Tax planning consultations with Property118 come with a guarantee of total satisfaction or a full refund of the £400 consultation fee.

The consultation process includes all the following:

  • Know Your Customer checks
  • Before meeting your Property118 Consultant in person, usually via a Zoom video conference, you will typically engage in email and telephone conversations. This aims to establish your current position, the challenges you are facing, and your short, medium and longer-term objectives.
  • Your Consultant will then work on a bespoke plan of action to present to you via a Zoom video conference. These presentations typically last for around one hour, so you will have plenty of time to ask questions, either during that meeting or in subsequent email correspondence. You are most welcome to involve your existing professional advisers to participate, e.g. your Accountant, Financial Adviser, and mortgage broker. We actively encourage this.
  • The investment required to implement the plan will also be discussed and confirmed in writing. You will not be charged more if a follow-up meeting or further correspondence is required.
  • At this point, the proposed action plan is very much provisional. It should not be regarded as professional advice.

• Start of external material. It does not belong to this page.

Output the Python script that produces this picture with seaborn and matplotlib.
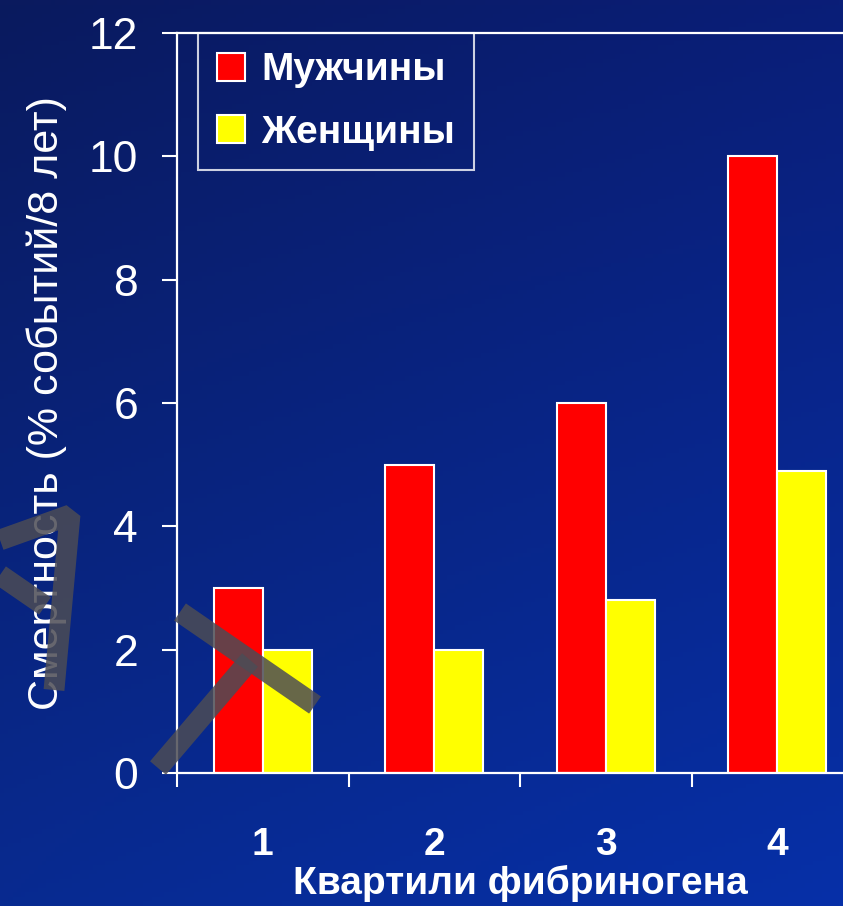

  • If all parties are in agreement with the plan ‘in-principal’ your Property118 Consultant will then propose a fee to confirm the plan in writing and to ask the professional advisers we recommend for implementation to review it with a view adopting our recommendations as their own insured, regulated professional advice. If they agree to this we are then happy for you to proceed to implementation. If not you will be given the choice of receiving a refund of all fees to date or an amended plan of action and costs of implementation. If that is not acceptable the refund remains available.